Golf Clubs: Choosing the correct shaft:
The most important part of the golf club is by far the shaft, and one of the most important aspects of the shaft is the shaft flex. Flex refers to the stiffness of the shaft. If you are in a golf shop and waggle various golf clubs you will feel that some shafts are stiffer than others. The stronger a player is, the stiffer the shaft that he or she wants.

The stronger a shaft the less flexible it is. When a player swings a club the clubhead acts as a weight at the end of the club and causes the shaft to bend. On the downswing the player causes the shaft to bend as he or she throws the clubhead at the ball. If a shaft is too flexible and is bending too much then it becomes impossible for the player to control where the ball is going to go. The bend in the shaft is where much of the power is generated in the shot. If the shaft doesn't flex enough then the shot loses power and accuracy is affected. Taken together you want to pick a shaft that gives you the right amount of flex. In general the stiffer the flex of a shaft the more accurate the shot, but the less far it goes. As a beginner you should also keep in mind that a shaft that is too stiff can result in serious injury.
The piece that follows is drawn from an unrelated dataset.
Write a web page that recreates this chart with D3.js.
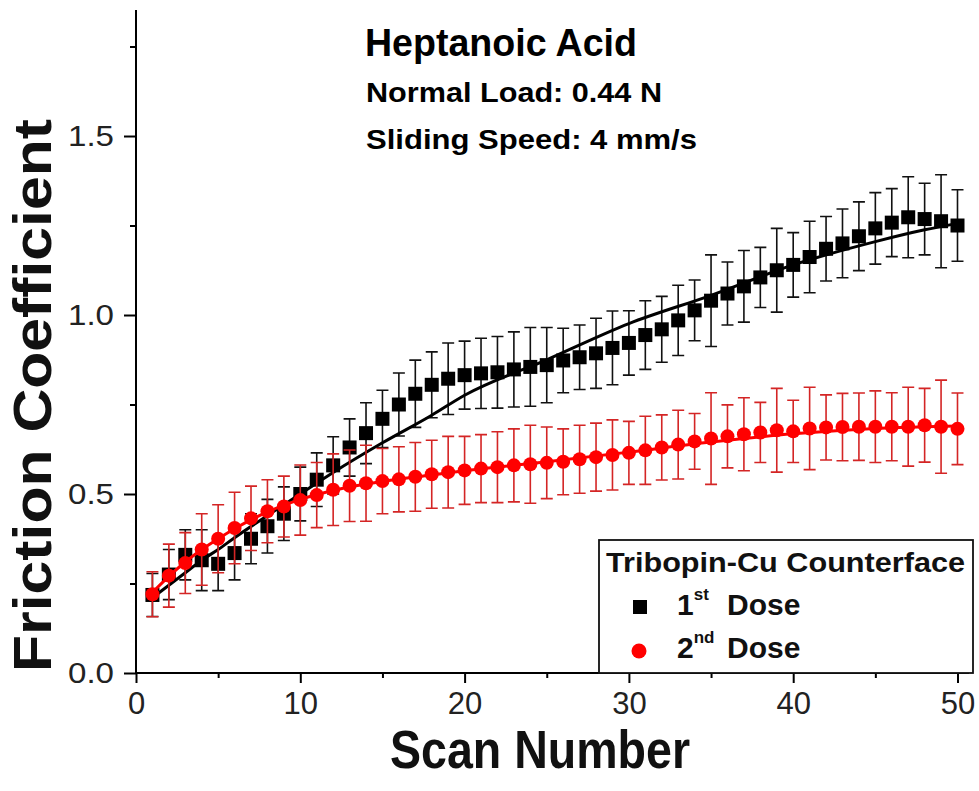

Different shaft manufacturers have differences in their specifications of flex. One manufacturerís Amateur Flex might be anotherís Regular Flex. Generally, the flex are measured as (L) for light flex, (A) for amateur flex, (R) for regular flex, (S) for stiff flex and (XS) for extra stiff.

Golf Clubs: Choosing the correct shaft length:
It is recommended that all golfers should use standard length clubs unless he or she is particularly short or tall. Standard length clubs allow players to hit the ball on center a higher percentage of the time, thus increasing distance and accuracy. In recent years, light weight Titanium driver heads and Ultralight graphite shafts have extended driver playing lengths from a standard 43-431/2" to 44-46". This is good news and bad news. The good news is, when you increase length, you will increase distance. The longer the club, the more club head speed generated, thus more distance. The bad news is, the longer the club the more difficult it is to control, thus less accuracy. To put this into perspective you may want to consider the following: A driver hit on center at 43" = 250 yds. 43 1/2"= 262 yds. 44" = 270 yds. 44 1/2" = 275 yds. 45" = 275-280 yds.

As you can see a significant increase in distance is achieved up to 44". After 44", distance increases only a minimal amount. Conclusion - It is not worth sacrificing accuracy for the minimal amount of distance gained past 44". Keep driver playing lengths to 44" or less.